# 3 dead bodies



## alexi7 (Aug 30, 2011)

Three dead bodies turn up at the mortuary, all with very big smiles on their faces. The coroner calls the police to tell them what has happened.

'First body: Pierre Dubois, Frenchman, 60, died of heart failure while making love to his 20-year old mistress. Hence the enormous smile, Inspector', says the Coroner.

'Second body: Hamish Campbell, Scotsman, 25, won £50,000 on the lottery, spent it all on whisky.. Died of alcohol poisoning, hence the smile.'

The Inspector asked, 'What about the third body?'

'Ah,' says the coroner, 'this is the most unusual one. Paddy Murphy, Irish, 30, struck by lightning.'

'Why is he smiling then?' inquires the Inspector.

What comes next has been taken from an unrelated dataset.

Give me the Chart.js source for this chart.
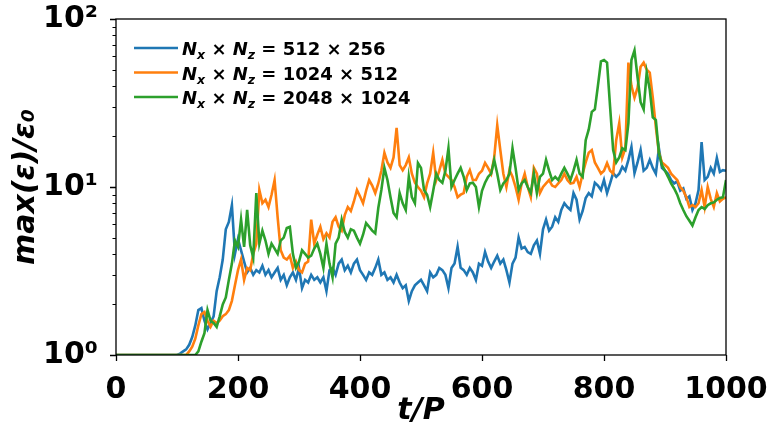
<!DOCTYPE html>
<html>
<head>
<meta charset="utf-8">
<script src="https://cdn.jsdelivr.net/npm/chart.js@4/dist/chart.umd.min.js"></script>
<style>
  html, body { margin: 0; padding: 0; background: #ffffff; }
  #wrap { width: 771px; height: 431px; }
</style>
</head>
<body>
<div id="wrap"><canvas id="c" width="771" height="431"></canvas></div>
<script>
// time axis, t/P
const tValues = [
  0,5,10,15,20,25,30,35,40,45,50,55,60,65,70,75,80,85,90,95,
  100,105,110,115,120,125,130,135,140,145,150,155,160,165,170,175,180,185,190,195,
  200,205,210,215,220,225,230,235,240,245,250,255,260,265,270,275,280,285,290,295,
  300,305,310,315,320,325,330,335,340,345,350,355,360,365,370,375,380,385,390,395,
  400,405,410,415,420,425,430,435,440,445,450,455,460,465,470,475,480,485,490,495,
  500,505,510,515,520,525,530,535,540,545,550,555,560,565,570,575,580,585,590,595,
  600,605,610,615,620,625,630,635,640,645,650,655,660,665,670,675,680,685,690,695,
  700,705,710,715,720,725,730,735,740,745,750,755,760,765,770,775,780,785,790,795,
  800,805,810,815,820,825,830,835,840,845,850,855,860,865,870,875,880,885,890,895,
  900,905,910,915,920,925,930,935,940,945,950,955,960,965,970,975,980,985,990,995,
  1000
];

// max(eps)/eps0, Nx x Nz = 512 x 256
const maxEps512 = [
  1,1,1,1,1,1,1,1,1,1,1,1,1,1,1,1,1,1,1,1,
  1.0,1.02,1.05,1.08,1.15,1.28,1.5,1.85,1.9,1.6,1.42,1.55,1.7,2.4,2.9,3.7,5.6,6.2,7.8,4.0,
  4.9,4.2,3.6,3.1,3.3,3.0,3.2,3.1,3.4,3.0,3.2,2.9,3.1,3.3,2.8,3.0,2.6,2.9,3.1,2.8,
  3.3,2.5,2.8,2.7,3.0,2.8,2.9,2.7,2.9,2.4,3.2,3.3,3.0,3.5,3.7,3.2,3.4,3.1,3.5,3.7,
  3.2,3.0,2.8,3.1,3.0,3.3,3.7,3.0,3.1,2.8,2.9,2.7,3.0,2.7,2.5,2.6,2.1,2.4,2.6,2.7,
  2.8,2.6,2.4,3.1,2.9,3.0,3.3,3.2,3.0,2.5,3.3,3.5,4.4,3.3,3.2,3.0,3.3,3.1,2.8,3.5,
  3.4,4.1,3.6,3.3,3.6,3.9,3.5,3.7,3.2,2.7,3.5,3.8,5.0,4.3,4.4,4.1,4.0,4.5,4.8,4.0,
  5.6,6.4,5.5,5.8,6.6,6.2,7.3,8.0,7.6,7.3,9.2,8.4,6.4,7.2,8.6,9.2,8.8,10.6,10.2,9.6,
  11.0,9.2,10.5,12.1,11.5,12.0,13.2,12.5,14.5,17.3,12.1,14.0,16.6,12.5,13.0,14.5,13.0,12.0,17.0,13.0,
  12.5,12.0,11.0,10.5,10.8,9.5,9.8,8.5,8.8,7.3,8.0,9.6,18.5,11.0,11.5,13.0,12.0,14.9,12.3,12.6,
  12.5
];

// max(eps)/eps0, Nx x Nz = 1024 x 512
const maxEps1024 = [
  1,1,1,1,1,1,1,1,1,1,1,1,1,1,1,1,1,1,1,1,
  1,1,1,1,1.05,1.12,1.25,1.5,1.75,1.8,1.6,1.47,1.6,1.55,1.6,1.7,1.75,1.85,2.1,2.6,
  3.2,3.7,2.8,3.3,3.2,4.0,4.6,9.6,8.0,8.4,7.6,9.0,11.0,6.6,4.2,3.8,3.7,3.9,3.3,3.6,
  3.2,3.1,3.5,3.6,6.4,4.6,5.2,5.8,4.9,5.3,5.0,6.2,6.6,5.8,5.5,6.8,7.6,7.2,8.2,9.6,
  8.8,8.0,9.5,11.0,10.2,9.2,10.5,12.5,16.0,14.0,13.0,15.0,22.5,13.5,12.6,13.5,15.0,12.0,10.6,10.0,
  9.5,8.7,10.5,12.0,16.0,11.0,12.5,14.5,12.0,11.5,11.0,10.0,8.7,9.0,9.2,11.5,12.6,11.0,11.0,12.0,
  12.5,13.9,13.0,12.0,15.0,23.3,16.6,12.0,10.0,12.6,11.5,10.0,8.4,10.5,12.0,10.0,8.7,13.0,12.0,9.2,
  10.0,10.5,11.0,10.2,10.0,10.5,11.0,12.0,11.0,10.5,10.6,11.5,10.0,12.0,14.0,16.0,16.6,14.0,13.0,12.0,
  12.5,13.9,12.5,12.0,19.0,24.0,15.0,17.0,55.0,40.0,34.0,39.0,52.0,55.0,50.0,48.0,34.0,22.7,16.0,14.0,
  13.5,13.0,12.0,11.5,11.0,10.0,9.5,8.7,7.6,7.8,7.6,8.0,9.6,7.6,10.0,8.5,7.6,9.2,8.2,8.5,
  8.7
];

// max(eps)/eps0, Nx x Nz = 2048 x 1024
const maxEps2048 = [
  1,1,1,1,1,1,1,1,1,1,1,1,1,1,1,1,1,1,1,1,
  1,1,1,1,1,1,1,1.05,1.2,1.35,1.85,1.6,1.55,1.47,1.7,2.0,2.2,2.8,3.5,4.8,
  4.4,6.4,4.4,7.3,4.5,3.8,9.2,4.6,5.5,4.8,4.0,4.6,4.3,4.0,4.8,5.0,5.7,5.8,4.0,3.3,
  3.6,4.2,4.0,3.8,3.9,4.3,4.6,4.0,3.3,4.6,3.5,2.9,4.6,5.0,6.4,5.4,5.0,5.6,5.5,5.0,
  4.6,5.2,6.1,5.8,5.5,5.3,7.5,9.6,13.0,11.0,8.7,7.0,6.6,9.2,8.0,7.3,11.5,8.7,8.0,13.9,
  13.0,9.6,9.0,7.6,9.5,12.0,11.0,10.6,12.5,17.0,10.0,11.0,12.0,13.0,11.5,9.6,10.5,10.6,10.0,7.6,
  9.5,10.6,11.5,12.0,14.5,12.0,9.6,10.5,11.0,12.0,17.0,13.0,9.6,10.5,11.0,10.0,9.2,12.0,9.2,11.5,
  12.0,14.5,12.5,11.0,11.5,11.0,12.0,13.0,12.0,11.0,12.5,14.5,12.0,11.5,19.0,22.0,28.0,29.0,40.0,56.0,
  57.0,55.0,30.0,16.6,14.0,15.0,17.0,16.6,24.0,57.0,65.0,45.0,32.0,29.0,48.0,38.0,26.0,25.0,16.0,13.5,
  12.5,11.5,10.5,9.8,9.0,8.0,7.3,6.7,6.3,5.9,6.6,7.3,7.6,7.4,7.8,8.0,8.1,8.4,8.6,8.7,
  11.0
];

// grid resolutions shown in the legend
const gridNx = [512, 1024, 2048];
const gridNz = [256, 512, 1024];
const seriesColors = ['#1f77b4', '#ff7f0e', '#2ca02c'];

// axis ticks
const xTickValues = [0, 200, 400, 600, 800, 1000];
const xTickLabels = ['0', '200', '400', '600', '800', '1000'];
const yTickValues = [1, 10, 100];
const yTickLabels = ['10\u2070', '10\u00b9', '10\u00b2'];
const yMinorValues = [2,3,4,5,6,7,8,9,20,30,40,50,60,70,80,90];

const seriesValues = [maxEps512, maxEps1024, maxEps2048];
const toPoints = arr => arr.map((v, i) => ({ x: tValues[i], y: v }));

const FONT = '"DejaVu Sans", sans-serif';

// frame, tick marks and the legend with subscripted labels
const decorations = {
  id: 'decorations',
  afterDatasetsDraw(chart) {
    const { ctx, chartArea: a, scales } = chart;
    const xs = scales.x, ys = scales.y;
    ctx.save();
    ctx.strokeStyle = '#000';
    ctx.lineWidth = 1.3;
    ctx.strokeRect(a.left, a.top, a.right - a.left, a.bottom - a.top);

    // major ticks
    ctx.lineWidth = 1.3;
    ctx.beginPath();
    xTickValues.forEach(v => {
      const px = Math.round(xs.getPixelForValue(v)) + 0.5;
      ctx.moveTo(px, a.bottom);
      ctx.lineTo(px, a.bottom + 6);
    });
    yTickValues.forEach(v => {
      const py = Math.round(ys.getPixelForValue(v)) + 0.5;
      ctx.moveTo(a.left, py);
      ctx.lineTo(a.left - 6, py);
    });
    ctx.stroke();
    // minor ticks on the log axis
    ctx.lineWidth = 1;
    ctx.beginPath();
    yMinorValues.forEach(v => {
      const py = Math.round(ys.getPixelForValue(v)) + 0.5;
      ctx.moveTo(a.left, py);
      ctx.lineTo(a.left - 3.5, py);
    });
    ctx.stroke();

    // legend
    const x0 = a.left + 18, x1 = a.left + 62, tx = a.left + 66;
    const rowY = [a.top + 29, a.top + 53.5, a.top + 78];
    const big = 18, small = 12.5;
    rowY.forEach((y, i) => {
      ctx.strokeStyle = seriesColors[i];
      ctx.lineWidth = 2.5;
      ctx.beginPath();
      ctx.moveTo(x0, y);
      ctx.lineTo(x1, y);
      ctx.stroke();

      ctx.fillStyle = '#000';
      ctx.textBaseline = 'alphabetic';
      ctx.textAlign = 'left';
      const base = y + 7;
      let x = tx;
      const put = (txt, font, dy) => {
        ctx.font = font;
        ctx.fillText(txt, x, base + dy);
        x += ctx.measureText(txt).width;
      };
      put('N', `italic bold ${big}px ${FONT}`, 0);
      put('x', `italic bold ${small}px ${FONT}`, 4);
      put(' \u00d7 ', `bold ${big}px ${FONT}`, 0);
      put('N', `italic bold ${big}px ${FONT}`, 0);
      put('z', `italic bold ${small}px ${FONT}`, 4);
      put(` = ${gridNx[i]} \u00d7 ${gridNz[i]}`, `bold ${big}px ${FONT}`, 0);
    });
    ctx.restore();
  }
};

new Chart(document.getElementById('c'), {
  type: 'line',
  data: {
    datasets: seriesValues.map((vals, i) => ({
      label: `${gridNx[i]} x ${gridNz[i]}`,
      data: toPoints(vals),
      borderColor: seriesColors[i],
      backgroundColor: seriesColors[i],
      borderWidth: 2.6,
      pointRadius: 0,
      tension: 0,
      fill: false,
      order: 2 - i
    }))
  },
  options: {
    responsive: false,
    animation: false,
    events: [],
    layout: { padding: { left: 0, right: 45, top: 19, bottom: 0 } },
    plugins: {
      legend: { display: false },
      tooltip: { enabled: false }
    },
    scales: {
      x: {
        type: 'linear',
        min: 0,
        max: 1000,
        afterBuildTicks: s => { s.ticks = xTickValues.map(v => ({ value: v })); },
        afterFit: s => { s.height = 76; s.paddingLeft = 0; s.paddingRight = 0; },
        grid: { display: false },
        border: { display: false },
        ticks: {
          color: '#000',
          padding: 9,
          maxRotation: 0,
          font: { family: FONT, size: 30, weight: 'bold' },
          callback: v => {
            const k = xTickValues.indexOf(v);
            return k >= 0 ? xTickLabels[k] : '';
          }
        },
        title: {
          display: true,
          text: 't/P',
          color: '#000',
          padding: { top: 0, bottom: 2 },
          font: { family: FONT, size: 30, weight: 'bold', style: 'italic' }
        }
      },
      y: {
        type: 'logarithmic',
        min: 1,
        max: 100,
        afterBuildTicks: s => { s.ticks = yTickValues.map(v => ({ value: v, major: true })); },
        afterFit: s => { s.width = 116; s.paddingTop = 0; s.paddingBottom = 0; },
        grid: { display: false },
        border: { display: false },
        ticks: {
          color: '#000',
          padding: 10,
          font: { family: FONT, size: 30, weight: 'bold' },
          callback: v => {
            const k = yTickValues.indexOf(v);
            return k >= 0 ? yTickLabels[k] : '';
          }
        },
        title: {
          display: true,
          text: 'max(\u03b5)/\u03b5\u2080',
          color: '#000',
          padding: { top: 8, bottom: 0 },
          font: { family: FONT, size: 30, weight: 'bold', style: 'italic' }
        }
      }
    }
  },
  plugins: [decorations]
});
</script>
</body>
</html>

He thought he was having his picture taken'..


----------



## ViperOneZero (Sep 4, 2008)

shocking. :lol:


----------



## Nilesong (Jan 19, 2009)

:lol: :lol:


----------



## YELLOW_TT (Feb 25, 2004)

:lol: :lol: the old ones are the best


----------



## j8keith (Jun 26, 2009)

:lol: :lol: :lol:


----------



## BrianR (Oct 12, 2011)

:lol: :lol: :lol:


----------



## T3RBO (Dec 9, 2003)

:lol:


----------



## YoungOldUn (Apr 12, 2011)

:lol: :lol: :lol:


----------



## Dotti (Mar 9, 2003)

:lol: :lol: :lol:


----------



## RICHJWALL (Apr 11, 2011)

:lol: :lol:


----------



## davelincs (Jan 1, 2010)

:lol:


----------



## jays_225 (Nov 4, 2009)

:lol: :lol:


----------